● MATERIAL:
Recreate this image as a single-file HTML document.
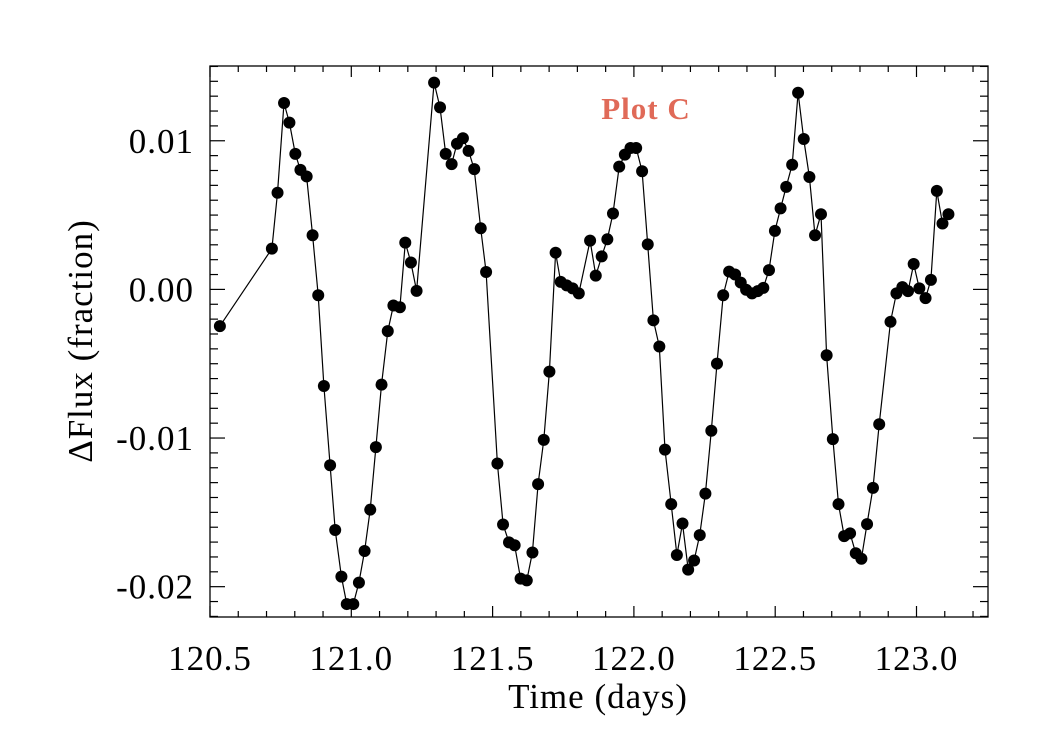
<!DOCTYPE html>
<html><head><meta charset="utf-8"><style>
html,body{margin:0;padding:0;background:#fff;}
svg text{font-family:"Liberation Serif",serif;}
</style></head><body>
<svg id="chart" width="1050" height="750" xmlns="http://www.w3.org/2000/svg">
<rect x="0" y="0" width="1050" height="750" fill="#fff"/>
<g id="ticks"></g>
<g id="series"></g>
<rect x="210" y="66" width="778" height="551" fill="none" stroke="#000" stroke-width="1.3"/>
<text x="646" y="119" font-size="31" font-weight="bold" fill="#e06a58" text-anchor="middle" letter-spacing="1">Plot C</text>
<text x="598" y="708" font-size="35" text-anchor="middle" letter-spacing="1">Time (days)</text>
<text transform="translate(92,341) rotate(-90)" font-size="35" text-anchor="middle" letter-spacing="1">ΔFlux (fraction)</text>
</svg>
<script>
const days = [120.535,120.719,120.739,120.762,120.781,120.802,120.820,120.842,120.863,120.883,120.903,120.925,120.943,120.965,120.984,121.007,121.027,121.047,121.067,121.087,121.107,121.129,121.149,121.172,121.191,121.211,121.231,121.293,121.314,121.334,121.355,121.374,121.395,121.415,121.435,121.458,121.477,121.517,121.537,121.558,121.578,121.599,121.621,121.641,121.661,121.681,121.701,121.723,121.741,121.762,121.783,121.805,121.845,121.865,121.886,121.906,121.926,121.948,121.968,121.988,122.008,122.029,122.049,122.069,122.090,122.110,122.132,122.152,122.172,122.192,122.213,122.233,122.253,122.274,122.294,122.316,122.337,122.358,122.378,122.397,122.418,122.438,122.458,122.478,122.499,122.519,122.539,122.560,122.581,122.601,122.621,122.641,122.662,122.682,122.704,122.724,122.744,122.765,122.785,122.805,122.825,122.846,122.868,122.908,122.929,122.950,122.970,122.990,123.010,123.032,123.051,123.072,123.092,123.113];
const flux = [-0.00247,0.00274,0.0065,0.01254,0.01122,0.00912,0.00804,0.0076,0.00364,-0.00039,-0.0065,-0.01183,-0.01619,-0.01932,-0.02117,-0.02117,-0.01973,-0.0176,-0.01482,-0.01061,-0.00641,-0.00281,-0.00108,-0.0012,0.00315,0.00181,-0.0001,0.01391,0.01225,0.00912,0.00843,0.0098,0.01017,0.00932,0.00809,0.00411,0.00117,-0.01171,-0.01582,-0.01702,-0.01721,-0.01946,-0.01958,-0.0177,-0.0131,-0.01012,-0.00553,0.00247,0.00051,0.00027,0.00007,-0.00027,0.00328,0.00093,0.00222,0.00337,0.00511,0.00826,0.00907,0.00951,0.00951,0.00795,0.00303,-0.00208,-0.00384,-0.01078,-0.01445,-0.01787,-0.01575,-0.01885,-0.01824,-0.01653,-0.01374,-0.00951,-0.00499,-0.00039,0.0012,0.001,0.00046,-0.00002,-0.00027,-0.00012,0.0001,0.0013,0.00394,0.00545,0.0069,0.00839,0.01323,0.01012,0.00756,0.00364,0.00506,-0.00443,-0.01007,-0.01445,-0.0166,-0.01641,-0.01775,-0.01812,-0.01579,-0.01335,-0.00907,-0.00218,-0.00027,0.00015,-0.00012,0.00171,0.00007,-0.00059,0.00064,0.00663,0.00443,0.00506];
const xTickVals = [120.5,121.0,121.5,122.0,122.5,123.0];
const xTickLabels = ["120.5","121.0","121.5","122.0","122.5","123.0"];
const yTickVals = [0.01,0.0,-0.01,-0.02];
const yTickLabels = ["0.01","0.00","-0.01","-0.02"];

const L=210,R=988,T=66,B=617;
const X0=120.5,X1=123.253,Y0=-0.02204,Y1=0.01503;
function sx(v){return L+(v-X0)/(X1-X0)*(R-L);}
function sy(v){return B-(v-Y0)/(Y1-Y0)*(B-T);}
const NS="http://www.w3.org/2000/svg";
function mk(tag,attrs,parent){const e=document.createElementNS(NS,tag);for(const k in attrs)e.setAttribute(k,attrs[k]);parent.appendChild(e);return e;}
const tg=document.getElementById('ticks');
for(let i=0;i<=27;i++){
  const v=X0+i*0.1; const x=sx(v); const major=(i%5===0); const len=major?11:6;
  const a=mk('line',{x1:x,x2:x,y1:B,y2:B-len,stroke:'#000','stroke-width':1.2},tg);
  
  
  const b=mk('line',{x1:x,x2:x,y1:T,y2:T+len,stroke:'#000','stroke-width':1.2},tg);
  
  
}
xTickVals.forEach((v,i)=>{
  const t=mk('text',{x:sx(v),y:670,'font-size':35,'text-anchor':'middle','letter-spacing':1},tg);
  t.textContent=xTickLabels[i];
  
  
});
for(let i=-22;i<=15;i++){
  const v=i*0.001; const y=sy(v); const major=(i%10===0); const len=major?15:8;
  const a=mk('line',{x1:L,x2:L+len,y1:y,y2:y,stroke:'#000','stroke-width':1.2},tg);
  
  
  const b=mk('line',{x1:R,x2:R-len,y1:y,y2:y,stroke:'#000','stroke-width':1.2},tg);
  
  
}
yTickVals.forEach((v,i)=>{
  const t=mk('text',{x:194,y:sy(v)+12,'font-size':35,'text-anchor':'end','letter-spacing':1},tg);
  t.textContent=yTickLabels[i];
  
  
});
const sg=document.getElementById('series');
const pts=days.map((d,i)=>sx(d).toFixed(1)+','+sy(flux[i]).toFixed(1)).join(' ');
const pl=mk('polyline',{points:pts,fill:'none',stroke:'#000','stroke-width':1.2},sg);


days.forEach((d,i)=>{
  const c=mk('circle',{cx:sx(d),cy:sy(flux[i]),r:6,fill:'#000'},sg);
  
  
});
</script>
</body></html>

● WHAT YOU SHOULD DO:
Quote the data above in full, leaving out the pictures it holds.

● RESPONSE TO THE TASK:
Recreate this image as a single-file HTML document.
<!DOCTYPE html>
<html><head><meta charset="utf-8"><style>
html,body{margin:0;padding:0;background:#fff;}
svg text{font-family:"Liberation Serif",serif;}
</style></head><body>
<svg id="chart" width="1050" height="750" xmlns="http://www.w3.org/2000/svg">
<rect x="0" y="0" width="1050" height="750" fill="#fff"/>
<g id="ticks"></g>
<g id="series"></g>
<rect x="210" y="66" width="778" height="551" fill="none" stroke="#000" stroke-width="1.3"/>
<text x="646" y="119" font-size="31" font-weight="bold" fill="#e06a58" text-anchor="middle" letter-spacing="1">Plot C</text>
<text x="598" y="708" font-size="35" text-anchor="middle" letter-spacing="1">Time (days)</text>
<text transform="translate(92,341) rotate(-90)" font-size="35" text-anchor="middle" letter-spacing="1">ΔFlux (fraction)</text>
</svg>
<script>
const days = [120.535,120.719,120.739,120.762,120.781,120.802,120.820,120.842,120.863,120.883,120.903,120.925,120.943,120.965,120.984,121.007,121.027,121.047,121.067,121.087,121.107,121.129,121.149,121.172,121.191,121.211,121.231,121.293,121.314,121.334,121.355,121.374,121.395,121.415,121.435,121.458,121.477,121.517,121.537,121.558,121.578,121.599,121.621,121.641,121.661,121.681,121.701,121.723,121.741,121.762,121.783,121.805,121.845,121.865,121.886,121.906,121.926,121.948,121.968,121.988,122.008,122.029,122.049,122.069,122.090,122.110,122.132,122.152,122.172,122.192,122.213,122.233,122.253,122.274,122.294,122.316,122.337,122.358,122.378,122.397,122.418,122.438,122.458,122.478,122.499,122.519,122.539,122.560,122.581,122.601,122.621,122.641,122.662,122.682,122.704,122.724,122.744,122.765,122.785,122.805,122.825,122.846,122.868,122.908,122.929,122.950,122.970,122.990,123.010,123.032,123.051,123.072,123.092,123.113];
const flux = [-0.00247,0.00274,0.0065,0.01254,0.01122,0.00912,0.00804,0.0076,0.00364,-0.00039,-0.0065,-0.01183,-0.01619,-0.01932,-0.02117,-0.02117,-0.01973,-0.0176,-0.01482,-0.01061,-0.00641,-0.00281,-0.00108,-0.0012,0.00315,0.00181,-0.0001,0.01391,0.01225,0.00912,0.00843,0.0098,0.01017,0.00932,0.00809,0.00411,0.00117,-0.01171,-0.01582,-0.01702,-0.01721,-0.01946,-0.01958,-0.0177,-0.0131,-0.01012,-0.00553,0.00247,0.00051,0.00027,0.00007,-0.00027,0.00328,0.00093,0.00222,0.00337,0.00511,0.00826,0.00907,0.00951,0.00951,0.00795,0.00303,-0.00208,-0.00384,-0.01078,-0.01445,-0.01787,-0.01575,-0.01885,-0.01824,-0.01653,-0.01374,-0.00951,-0.00499,-0.00039,0.0012,0.001,0.00046,-0.00002,-0.00027,-0.00012,0.0001,0.0013,0.00394,0.00545,0.0069,0.00839,0.01323,0.01012,0.00756,0.00364,0.00506,-0.00443,-0.01007,-0.01445,-0.0166,-0.01641,-0.01775,-0.01812,-0.01579,-0.01335,-0.00907,-0.00218,-0.00027,0.00015,-0.00012,0.00171,0.00007,-0.00059,0.00064,0.00663,0.00443,0.00506];
const xTickVals = [120.5,121.0,121.5,122.0,122.5,123.0];
const xTickLabels = ["120.5","121.0","121.5","122.0","122.5","123.0"];
const yTickVals = [0.01,0.0,-0.01,-0.02];
const yTickLabels = ["0.01","0.00","-0.01","-0.02"];

const L=210,R=988,T=66,B=617;
const X0=120.5,X1=123.253,Y0=-0.02204,Y1=0.01503;
function sx(v){return L+(v-X0)/(X1-X0)*(R-L);}
function sy(v){return B-(v-Y0)/(Y1-Y0)*(B-T);}
const NS="http://www.w3.org/2000/svg";
function mk(tag,attrs,parent){const e=document.createElementNS(NS,tag);for(const k in attrs)e.setAttribute(k,attrs[k]);parent.appendChild(e);return e;}
const tg=document.getElementById('ticks');
for(let i=0;i<=27;i++){
  const v=X0+i*0.1; const x=sx(v); const major=(i%5===0); const len=major?11:6;
  const a=mk('line',{x1:x,x2:x,y1:B,y2:B-len,stroke:'#000','stroke-width':1.2},tg);
  
  
  const b=mk('line',{x1:x,x2:x,y1:T,y2:T+len,stroke:'#000','stroke-width':1.2},tg);
  
  
}
xTickVals.forEach((v,i)=>{
  const t=mk('text',{x:sx(v),y:670,'font-size':35,'text-anchor':'middle','letter-spacing':1},tg);
  t.textContent=xTickLabels[i];
  
  
});
for(let i=-22;i<=15;i++){
  const v=i*0.001; const y=sy(v); const major=(i%10===0); const len=major?15:8;
  const a=mk('line',{x1:L,x2:L+len,y1:y,y2:y,stroke:'#000','stroke-width':1.2},tg);
  
  
  const b=mk('line',{x1:R,x2:R-len,y1:y,y2:y,stroke:'#000','stroke-width':1.2},tg);
  
  
}
yTickVals.forEach((v,i)=>{
  const t=mk('text',{x:194,y:sy(v)+12,'font-size':35,'text-anchor':'end','letter-spacing':1},tg);
  t.textContent=yTickLabels[i];
  
  
});
const sg=document.getElementById('series');
const pts=days.map((d,i)=>sx(d).toFixed(1)+','+sy(flux[i]).toFixed(1)).join(' ');
const pl=mk('polyline',{points:pts,fill:'none',stroke:'#000','stroke-width':1.2},sg);


days.forEach((d,i)=>{
  const c=mk('circle',{cx:sx(d),cy:sy(flux[i]),r:6,fill:'#000'},sg);
  
  
});
</script>
</body></html>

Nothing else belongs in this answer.